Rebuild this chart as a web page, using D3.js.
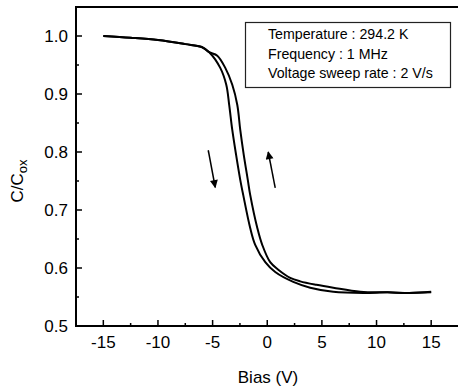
<!DOCTYPE html>
<html>
<head>
<meta charset="utf-8">
<script src="https://cdn.jsdelivr.net/npm/d3@7"></script>
<style>
  body { margin: 0; background: #fff; }
  svg { display: block; font-family: "Liberation Sans", Arial, sans-serif; }
</style>
</head>
<body>
<div id="chart"></div>
<script>
// forward sweep (-15 -> 15), drops first
var biasDown = [-15, -12.5, -10, -7.5, -6, -5.31, -4.3, -3.75, -3.48, -3.2, -2.85, -2.47, -2.2, -1.56, -1.1, -0.18, 0.73, 2.38, 3.93, 6.04, 8.78, 11, 13, 15];
var capDown  = [1.0, 0.997, 0.993, 0.986, 0.981, 0.972, 0.945, 0.916, 0.881, 0.838, 0.795, 0.752, 0.726, 0.669, 0.640, 0.610, 0.593, 0.576, 0.566, 0.559, 0.557, 0.558, 0.557, 0.558];

// reverse sweep (15 -> -15), shifted right
var biasUp = [-15, -12.5, -10, -7.5, -6, -5.31, -4.57, -3.84, -3.2, -2.74, -2.47, -2.15, -1.78, -1.56, -0.91, -0.46, 0.27, 1.01, 2.1, 3.02, 4.5, 6.04, 8.51, 11, 13, 15];
var capUp  = [1.0, 0.997, 0.993, 0.986, 0.981, 0.972, 0.966, 0.945, 0.916, 0.881, 0.838, 0.795, 0.752, 0.726, 0.669, 0.640, 0.610, 0.597, 0.583, 0.577, 0.571, 0.566, 0.559, 0.558, 0.557, 0.559];

var xTicks = [-15, -10, -5, 0, 5, 10, 15];
var yTicks = [0.5, 0.6, 0.7, 0.8, 0.9, 1.0];

var legendLines = ["Temperature : 294.2 K", "Frequency :  1 MHz", "Voltage sweep rate : 2 V/s"];

// arrows: [tail bias, tail C, tip bias, tip C]
var arrowDown = [-5.4, 0.803, -4.76, 0.739];
var arrowUp = [0.73, 0.738, 0.09, 0.800];

var width = 458, height = 387;
var svg = d3.select("#chart").append("svg")
  .attr("width", width).attr("height", height);

var x = d3.scaleLinear().domain([-17.5, 17.5]).range([76, 458.5]);
var y = d3.scaleLinear().domain([0.5, 1.05]).range([326, 7]);

// minor ticks
var xMinor = d3.range(-15, 15.1, 2.5);
var yMinor = d3.range(0.5, 1.051, 0.05);

var g = svg.append("g");

g.selectAll(".xminor").data(xMinor).enter().append("line")
  .attr("x1", d => x(d)).attr("x2", d => x(d))
  .attr("y1", y(0.5)).attr("y2", d => y(0.5) - (Math.abs(d % 5) < 0.01 ? 6 : 3))
  .attr("stroke", "#000").attr("stroke-width", 1.5);

g.selectAll(".yminor").data(yMinor).enter().append("line")
  .attr("y1", d => y(d)).attr("y2", d => y(d))
  .attr("x1", x(-17.5)).attr("x2", d => x(-17.5) + (Math.abs(Math.round(d * 100) % 10) < 0.5 ? 6 : 3))
  .attr("stroke", "#000").attr("stroke-width", 1.5);

// frame (left, bottom, top)
g.append("path")
  .attr("d", "M" + x(17.5) + "," + y(1.05) + "H" + x(-17.5) + "V" + y(0.5) + "H" + x(17.5))
  .attr("fill", "none").attr("stroke", "#000").attr("stroke-width", 2);

// tick labels
g.selectAll(".xl").data(xTicks).enter().append("text")
  .attr("x", d => x(d)).attr("y", 348)
  .attr("text-anchor", "middle").attr("font-size", 17)
  .text(d => d);

g.selectAll(".yl").data(yTicks).enter().append("text")
  .attr("x", 68).attr("y", d => y(d) + 6)
  .attr("text-anchor", "end").attr("font-size", 17)
  .text(d => d.toFixed(1));

// axis titles
svg.append("text")
  .attr("x", 268).attr("y", 383)
  .attr("text-anchor", "middle").attr("font-size", 17)
  .text("Bias (V)");

var yl = svg.append("text")
  .attr("transform", "translate(23,181) rotate(-90)")
  .attr("text-anchor", "middle").attr("font-size", 17);
yl.append("tspan").text("C/C");
yl.append("tspan").attr("dy", 4).attr("font-size", 13).text("ox");

// curves
var line = d3.line()
  .x(d => x(d[0])).y(d => y(d[1]))
  .curve(d3.curveCatmullRom.alpha(0.5));

g.append("path")
  .datum(d3.zip(biasDown, capDown))
  .attr("d", line)
  .attr("fill", "none").attr("stroke", "#000").attr("stroke-width", 2);

g.append("path")
  .datum(d3.zip(biasUp, capUp))
  .attr("d", line)
  .attr("fill", "none").attr("stroke", "#000").attr("stroke-width", 2);

// arrows
svg.append("defs").append("marker")
  .attr("id", "head")
  .attr("viewBox", "0 0 10 10")
  .attr("refX", 9).attr("refY", 5)
  .attr("markerWidth", 11).attr("markerHeight", 8)
  .attr("markerUnits", "userSpaceOnUse")
  .attr("orient", "auto")
  .append("path").attr("d", "M0,0L10,5L0,10Z").attr("fill", "#000");

[arrowDown, arrowUp].forEach(function(a) {
  g.append("line")
    .attr("x1", x(a[0])).attr("y1", y(a[1]))
    .attr("x2", x(a[2])).attr("y2", y(a[3]))
    .attr("stroke", "#000").attr("stroke-width", 1.5)
    .attr("marker-end", "url(#head)");
});

// legend box
var lg = svg.append("g");
lg.append("rect")
  .attr("x", 245.5).attr("y", 22.5).attr("width", 205).attr("height", 65)
  .attr("fill", "#fff").attr("stroke", "#222").attr("stroke-width", 1.2);
lg.selectAll("text").data(legendLines).enter().append("text")
  .attr("x", 268).attr("y", (d, i) => 39 + i * 19.5)
  .attr("font-size", 14.2)
  .text(d => d);
</script>
</body>
</html>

:::::

— The request —
In this exercise, set down all of the data exactly, without the pictures.

— Correct result —
Rebuild this chart as a web page, using D3.js.
<!DOCTYPE html>
<html>
<head>
<meta charset="utf-8">
<script src="https://cdn.jsdelivr.net/npm/d3@7"></script>
<style>
  body { margin: 0; background: #fff; }
  svg { display: block; font-family: "Liberation Sans", Arial, sans-serif; }
</style>
</head>
<body>
<div id="chart"></div>
<script>
// forward sweep (-15 -> 15), drops first
var biasDown = [-15, -12.5, -10, -7.5, -6, -5.31, -4.3, -3.75, -3.48, -3.2, -2.85, -2.47, -2.2, -1.56, -1.1, -0.18, 0.73, 2.38, 3.93, 6.04, 8.78, 11, 13, 15];
var capDown  = [1.0, 0.997, 0.993, 0.986, 0.981, 0.972, 0.945, 0.916, 0.881, 0.838, 0.795, 0.752, 0.726, 0.669, 0.640, 0.610, 0.593, 0.576, 0.566, 0.559, 0.557, 0.558, 0.557, 0.558];

// reverse sweep (15 -> -15), shifted right
var biasUp = [-15, -12.5, -10, -7.5, -6, -5.31, -4.57, -3.84, -3.2, -2.74, -2.47, -2.15, -1.78, -1.56, -0.91, -0.46, 0.27, 1.01, 2.1, 3.02, 4.5, 6.04, 8.51, 11, 13, 15];
var capUp  = [1.0, 0.997, 0.993, 0.986, 0.981, 0.972, 0.966, 0.945, 0.916, 0.881, 0.838, 0.795, 0.752, 0.726, 0.669, 0.640, 0.610, 0.597, 0.583, 0.577, 0.571, 0.566, 0.559, 0.558, 0.557, 0.559];

var xTicks = [-15, -10, -5, 0, 5, 10, 15];
var yTicks = [0.5, 0.6, 0.7, 0.8, 0.9, 1.0];

var legendLines = ["Temperature : 294.2 K", "Frequency :  1 MHz", "Voltage sweep rate : 2 V/s"];

// arrows: [tail bias, tail C, tip bias, tip C]
var arrowDown = [-5.4, 0.803, -4.76, 0.739];
var arrowUp = [0.73, 0.738, 0.09, 0.800];

var width = 458, height = 387;
var svg = d3.select("#chart").append("svg")
  .attr("width", width).attr("height", height);

var x = d3.scaleLinear().domain([-17.5, 17.5]).range([76, 458.5]);
var y = d3.scaleLinear().domain([0.5, 1.05]).range([326, 7]);

// minor ticks
var xMinor = d3.range(-15, 15.1, 2.5);
var yMinor = d3.range(0.5, 1.051, 0.05);

var g = svg.append("g");

g.selectAll(".xminor").data(xMinor).enter().append("line")
  .attr("x1", d => x(d)).attr("x2", d => x(d))
  .attr("y1", y(0.5)).attr("y2", d => y(0.5) - (Math.abs(d % 5) < 0.01 ? 6 : 3))
  .attr("stroke", "#000").attr("stroke-width", 1.5);

g.selectAll(".yminor").data(yMinor).enter().append("line")
  .attr("y1", d => y(d)).attr("y2", d => y(d))
  .attr("x1", x(-17.5)).attr("x2", d => x(-17.5) + (Math.abs(Math.round(d * 100) % 10) < 0.5 ? 6 : 3))
  .attr("stroke", "#000").attr("stroke-width", 1.5);

// frame (left, bottom, top)
g.append("path")
  .attr("d", "M" + x(17.5) + "," + y(1.05) + "H" + x(-17.5) + "V" + y(0.5) + "H" + x(17.5))
  .attr("fill", "none").attr("stroke", "#000").attr("stroke-width", 2);

// tick labels
g.selectAll(".xl").data(xTicks).enter().append("text")
  .attr("x", d => x(d)).attr("y", 348)
  .attr("text-anchor", "middle").attr("font-size", 17)
  .text(d => d);

g.selectAll(".yl").data(yTicks).enter().append("text")
  .attr("x", 68).attr("y", d => y(d) + 6)
  .attr("text-anchor", "end").attr("font-size", 17)
  .text(d => d.toFixed(1));

// axis titles
svg.append("text")
  .attr("x", 268).attr("y", 383)
  .attr("text-anchor", "middle").attr("font-size", 17)
  .text("Bias (V)");

var yl = svg.append("text")
  .attr("transform", "translate(23,181) rotate(-90)")
  .attr("text-anchor", "middle").attr("font-size", 17);
yl.append("tspan").text("C/C");
yl.append("tspan").attr("dy", 4).attr("font-size", 13).text("ox");

// curves
var line = d3.line()
  .x(d => x(d[0])).y(d => y(d[1]))
  .curve(d3.curveCatmullRom.alpha(0.5));

g.append("path")
  .datum(d3.zip(biasDown, capDown))
  .attr("d", line)
  .attr("fill", "none").attr("stroke", "#000").attr("stroke-width", 2);

g.append("path")
  .datum(d3.zip(biasUp, capUp))
  .attr("d", line)
  .attr("fill", "none").attr("stroke", "#000").attr("stroke-width", 2);

// arrows
svg.append("defs").append("marker")
  .attr("id", "head")
  .attr("viewBox", "0 0 10 10")
  .attr("refX", 9).attr("refY", 5)
  .attr("markerWidth", 11).attr("markerHeight", 8)
  .attr("markerUnits", "userSpaceOnUse")
  .attr("orient", "auto")
  .append("path").attr("d", "M0,0L10,5L0,10Z").attr("fill", "#000");

[arrowDown, arrowUp].forEach(function(a) {
  g.append("line")
    .attr("x1", x(a[0])).attr("y1", y(a[1]))
    .attr("x2", x(a[2])).attr("y2", y(a[3]))
    .attr("stroke", "#000").attr("stroke-width", 1.5)
    .attr("marker-end", "url(#head)");
});

// legend box
var lg = svg.append("g");
lg.append("rect")
  .attr("x", 245.5).attr("y", 22.5).attr("width", 205).attr("height", 65)
  .attr("fill", "#fff").attr("stroke", "#222").attr("stroke-width", 1.2);
lg.selectAll("text").data(legendLines).enter().append("text")
  .attr("x", 268).attr("y", (d, i) => 39 + i * 19.5)
  .attr("font-size", 14.2)
  .text(d => d);
</script>
</body>
</html>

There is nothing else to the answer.